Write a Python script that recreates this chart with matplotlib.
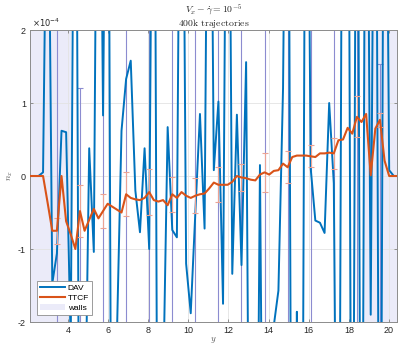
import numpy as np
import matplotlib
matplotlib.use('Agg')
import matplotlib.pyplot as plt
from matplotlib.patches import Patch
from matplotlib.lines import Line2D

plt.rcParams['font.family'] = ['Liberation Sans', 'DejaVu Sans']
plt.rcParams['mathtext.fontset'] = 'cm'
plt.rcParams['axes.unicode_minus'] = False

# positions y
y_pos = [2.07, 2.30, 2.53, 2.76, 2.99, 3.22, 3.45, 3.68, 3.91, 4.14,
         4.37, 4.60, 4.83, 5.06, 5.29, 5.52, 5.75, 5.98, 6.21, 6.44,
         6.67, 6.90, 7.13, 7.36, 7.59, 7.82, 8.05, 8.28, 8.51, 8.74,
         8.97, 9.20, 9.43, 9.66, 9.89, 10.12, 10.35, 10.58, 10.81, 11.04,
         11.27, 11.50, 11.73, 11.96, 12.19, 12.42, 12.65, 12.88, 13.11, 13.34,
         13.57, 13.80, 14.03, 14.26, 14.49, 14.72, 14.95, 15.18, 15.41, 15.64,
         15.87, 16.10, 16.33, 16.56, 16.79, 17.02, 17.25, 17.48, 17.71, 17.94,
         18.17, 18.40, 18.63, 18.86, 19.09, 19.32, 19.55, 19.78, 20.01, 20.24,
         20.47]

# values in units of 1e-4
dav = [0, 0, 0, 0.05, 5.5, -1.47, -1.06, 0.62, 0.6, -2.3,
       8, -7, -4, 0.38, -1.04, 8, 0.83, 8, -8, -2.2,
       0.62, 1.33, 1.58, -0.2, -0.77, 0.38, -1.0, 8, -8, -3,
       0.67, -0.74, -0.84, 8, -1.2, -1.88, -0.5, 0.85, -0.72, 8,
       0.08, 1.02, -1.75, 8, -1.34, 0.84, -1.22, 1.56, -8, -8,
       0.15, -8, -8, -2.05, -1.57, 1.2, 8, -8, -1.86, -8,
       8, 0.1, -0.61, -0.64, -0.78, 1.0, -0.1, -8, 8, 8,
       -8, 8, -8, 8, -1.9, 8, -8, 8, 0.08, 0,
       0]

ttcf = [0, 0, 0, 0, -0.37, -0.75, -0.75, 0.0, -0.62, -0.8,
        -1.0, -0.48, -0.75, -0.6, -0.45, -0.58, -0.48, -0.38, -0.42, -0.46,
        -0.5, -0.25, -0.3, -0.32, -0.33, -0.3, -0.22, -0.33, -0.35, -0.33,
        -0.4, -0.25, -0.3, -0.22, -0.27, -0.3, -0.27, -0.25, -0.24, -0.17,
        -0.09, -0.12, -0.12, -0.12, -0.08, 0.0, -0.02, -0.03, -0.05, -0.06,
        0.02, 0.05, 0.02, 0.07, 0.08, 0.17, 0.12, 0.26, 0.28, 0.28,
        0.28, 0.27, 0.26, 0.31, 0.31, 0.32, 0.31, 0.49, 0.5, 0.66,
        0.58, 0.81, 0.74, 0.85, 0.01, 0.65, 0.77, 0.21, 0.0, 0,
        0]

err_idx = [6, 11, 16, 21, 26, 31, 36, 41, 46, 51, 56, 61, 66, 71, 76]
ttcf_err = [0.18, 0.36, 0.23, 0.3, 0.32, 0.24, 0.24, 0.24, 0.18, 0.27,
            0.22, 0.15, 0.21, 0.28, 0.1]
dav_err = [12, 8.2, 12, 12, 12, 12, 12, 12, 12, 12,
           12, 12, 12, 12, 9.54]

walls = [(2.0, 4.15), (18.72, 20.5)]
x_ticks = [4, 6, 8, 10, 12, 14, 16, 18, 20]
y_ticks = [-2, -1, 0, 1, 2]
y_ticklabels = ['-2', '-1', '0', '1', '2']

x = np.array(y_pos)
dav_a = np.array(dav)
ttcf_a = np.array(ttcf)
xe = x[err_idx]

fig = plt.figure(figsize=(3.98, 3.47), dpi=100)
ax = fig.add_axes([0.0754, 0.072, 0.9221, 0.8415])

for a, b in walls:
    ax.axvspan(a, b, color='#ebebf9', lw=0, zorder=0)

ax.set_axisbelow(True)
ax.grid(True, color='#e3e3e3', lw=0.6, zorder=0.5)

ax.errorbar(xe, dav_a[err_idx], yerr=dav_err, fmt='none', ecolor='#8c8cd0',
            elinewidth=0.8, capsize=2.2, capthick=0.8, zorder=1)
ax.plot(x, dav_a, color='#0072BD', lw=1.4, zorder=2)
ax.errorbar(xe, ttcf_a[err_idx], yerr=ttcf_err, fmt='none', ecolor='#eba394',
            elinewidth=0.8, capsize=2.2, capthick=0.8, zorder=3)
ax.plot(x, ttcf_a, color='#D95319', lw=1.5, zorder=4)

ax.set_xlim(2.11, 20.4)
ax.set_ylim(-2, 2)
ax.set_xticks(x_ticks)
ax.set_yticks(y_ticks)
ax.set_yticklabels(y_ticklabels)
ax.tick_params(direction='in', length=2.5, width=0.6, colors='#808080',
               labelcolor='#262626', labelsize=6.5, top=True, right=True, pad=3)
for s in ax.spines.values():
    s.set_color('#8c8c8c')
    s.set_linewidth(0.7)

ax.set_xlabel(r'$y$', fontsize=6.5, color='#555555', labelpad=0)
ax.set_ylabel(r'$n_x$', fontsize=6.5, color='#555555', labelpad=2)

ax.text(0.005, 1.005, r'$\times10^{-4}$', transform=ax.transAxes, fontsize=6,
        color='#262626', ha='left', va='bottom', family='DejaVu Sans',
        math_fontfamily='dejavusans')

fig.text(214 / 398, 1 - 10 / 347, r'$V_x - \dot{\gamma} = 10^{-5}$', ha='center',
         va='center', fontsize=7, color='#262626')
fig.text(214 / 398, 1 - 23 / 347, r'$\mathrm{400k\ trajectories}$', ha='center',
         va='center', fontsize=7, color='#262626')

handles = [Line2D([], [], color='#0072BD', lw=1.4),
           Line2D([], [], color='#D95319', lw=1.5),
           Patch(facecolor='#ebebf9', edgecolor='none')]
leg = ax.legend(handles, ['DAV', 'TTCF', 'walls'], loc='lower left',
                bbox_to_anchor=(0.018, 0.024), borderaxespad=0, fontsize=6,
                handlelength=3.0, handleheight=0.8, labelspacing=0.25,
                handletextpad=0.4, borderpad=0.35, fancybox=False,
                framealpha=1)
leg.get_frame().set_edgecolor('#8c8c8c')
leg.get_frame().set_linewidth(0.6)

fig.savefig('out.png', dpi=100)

⁂

**Aim:**
The data above needs to be retyped exactly, with the images left out.

**The solution:**
Write a Python script that recreates this chart with matplotlib.
import numpy as np
import matplotlib
matplotlib.use('Agg')
import matplotlib.pyplot as plt
from matplotlib.patches import Patch
from matplotlib.lines import Line2D

plt.rcParams['font.family'] = ['Liberation Sans', 'DejaVu Sans']
plt.rcParams['mathtext.fontset'] = 'cm'
plt.rcParams['axes.unicode_minus'] = False

# positions y
y_pos = [2.07, 2.30, 2.53, 2.76, 2.99, 3.22, 3.45, 3.68, 3.91, 4.14,
         4.37, 4.60, 4.83, 5.06, 5.29, 5.52, 5.75, 5.98, 6.21, 6.44,
         6.67, 6.90, 7.13, 7.36, 7.59, 7.82, 8.05, 8.28, 8.51, 8.74,
         8.97, 9.20, 9.43, 9.66, 9.89, 10.12, 10.35, 10.58, 10.81, 11.04,
         11.27, 11.50, 11.73, 11.96, 12.19, 12.42, 12.65, 12.88, 13.11, 13.34,
         13.57, 13.80, 14.03, 14.26, 14.49, 14.72, 14.95, 15.18, 15.41, 15.64,
         15.87, 16.10, 16.33, 16.56, 16.79, 17.02, 17.25, 17.48, 17.71, 17.94,
         18.17, 18.40, 18.63, 18.86, 19.09, 19.32, 19.55, 19.78, 20.01, 20.24,
         20.47]

# values in units of 1e-4
dav = [0, 0, 0, 0.05, 5.5, -1.47, -1.06, 0.62, 0.6, -2.3,
       8, -7, -4, 0.38, -1.04, 8, 0.83, 8, -8, -2.2,
       0.62, 1.33, 1.58, -0.2, -0.77, 0.38, -1.0, 8, -8, -3,
       0.67, -0.74, -0.84, 8, -1.2, -1.88, -0.5, 0.85, -0.72, 8,
       0.08, 1.02, -1.75, 8, -1.34, 0.84, -1.22, 1.56, -8, -8,
       0.15, -8, -8, -2.05, -1.57, 1.2, 8, -8, -1.86, -8,
       8, 0.1, -0.61, -0.64, -0.78, 1.0, -0.1, -8, 8, 8,
       -8, 8, -8, 8, -1.9, 8, -8, 8, 0.08, 0,
       0]

ttcf = [0, 0, 0, 0, -0.37, -0.75, -0.75, 0.0, -0.62, -0.8,
        -1.0, -0.48, -0.75, -0.6, -0.45, -0.58, -0.48, -0.38, -0.42, -0.46,
        -0.5, -0.25, -0.3, -0.32, -0.33, -0.3, -0.22, -0.33, -0.35, -0.33,
        -0.4, -0.25, -0.3, -0.22, -0.27, -0.3, -0.27, -0.25, -0.24, -0.17,
        -0.09, -0.12, -0.12, -0.12, -0.08, 0.0, -0.02, -0.03, -0.05, -0.06,
        0.02, 0.05, 0.02, 0.07, 0.08, 0.17, 0.12, 0.26, 0.28, 0.28,
        0.28, 0.27, 0.26, 0.31, 0.31, 0.32, 0.31, 0.49, 0.5, 0.66,
        0.58, 0.81, 0.74, 0.85, 0.01, 0.65, 0.77, 0.21, 0.0, 0,
        0]

err_idx = [6, 11, 16, 21, 26, 31, 36, 41, 46, 51, 56, 61, 66, 71, 76]
ttcf_err = [0.18, 0.36, 0.23, 0.3, 0.32, 0.24, 0.24, 0.24, 0.18, 0.27,
            0.22, 0.15, 0.21, 0.28, 0.1]
dav_err = [12, 8.2, 12, 12, 12, 12, 12, 12, 12, 12,
           12, 12, 12, 12, 9.54]

walls = [(2.0, 4.15), (18.72, 20.5)]
x_ticks = [4, 6, 8, 10, 12, 14, 16, 18, 20]
y_ticks = [-2, -1, 0, 1, 2]
y_ticklabels = ['-2', '-1', '0', '1', '2']

x = np.array(y_pos)
dav_a = np.array(dav)
ttcf_a = np.array(ttcf)
xe = x[err_idx]

fig = plt.figure(figsize=(3.98, 3.47), dpi=100)
ax = fig.add_axes([0.0754, 0.072, 0.9221, 0.8415])

for a, b in walls:
    ax.axvspan(a, b, color='#ebebf9', lw=0, zorder=0)

ax.set_axisbelow(True)
ax.grid(True, color='#e3e3e3', lw=0.6, zorder=0.5)

ax.errorbar(xe, dav_a[err_idx], yerr=dav_err, fmt='none', ecolor='#8c8cd0',
            elinewidth=0.8, capsize=2.2, capthick=0.8, zorder=1)
ax.plot(x, dav_a, color='#0072BD', lw=1.4, zorder=2)
ax.errorbar(xe, ttcf_a[err_idx], yerr=ttcf_err, fmt='none', ecolor='#eba394',
            elinewidth=0.8, capsize=2.2, capthick=0.8, zorder=3)
ax.plot(x, ttcf_a, color='#D95319', lw=1.5, zorder=4)

ax.set_xlim(2.11, 20.4)
ax.set_ylim(-2, 2)
ax.set_xticks(x_ticks)
ax.set_yticks(y_ticks)
ax.set_yticklabels(y_ticklabels)
ax.tick_params(direction='in', length=2.5, width=0.6, colors='#808080',
               labelcolor='#262626', labelsize=6.5, top=True, right=True, pad=3)
for s in ax.spines.values():
    s.set_color('#8c8c8c')
    s.set_linewidth(0.7)

ax.set_xlabel(r'$y$', fontsize=6.5, color='#555555', labelpad=0)
ax.set_ylabel(r'$n_x$', fontsize=6.5, color='#555555', labelpad=2)

ax.text(0.005, 1.005, r'$\times10^{-4}$', transform=ax.transAxes, fontsize=6,
        color='#262626', ha='left', va='bottom', family='DejaVu Sans',
        math_fontfamily='dejavusans')

fig.text(214 / 398, 1 - 10 / 347, r'$V_x - \dot{\gamma} = 10^{-5}$', ha='center',
         va='center', fontsize=7, color='#262626')
fig.text(214 / 398, 1 - 23 / 347, r'$\mathrm{400k\ trajectories}$', ha='center',
         va='center', fontsize=7, color='#262626')

handles = [Line2D([], [], color='#0072BD', lw=1.4),
           Line2D([], [], color='#D95319', lw=1.5),
           Patch(facecolor='#ebebf9', edgecolor='none')]
leg = ax.legend(handles, ['DAV', 'TTCF', 'walls'], loc='lower left',
                bbox_to_anchor=(0.018, 0.024), borderaxespad=0, fontsize=6,
                handlelength=3.0, handleheight=0.8, labelspacing=0.25,
                handletextpad=0.4, borderpad=0.35, fancybox=False,
                framealpha=1)
leg.get_frame().set_edgecolor('#8c8c8c')
leg.get_frame().set_linewidth(0.6)

fig.savefig('out.png', dpi=100)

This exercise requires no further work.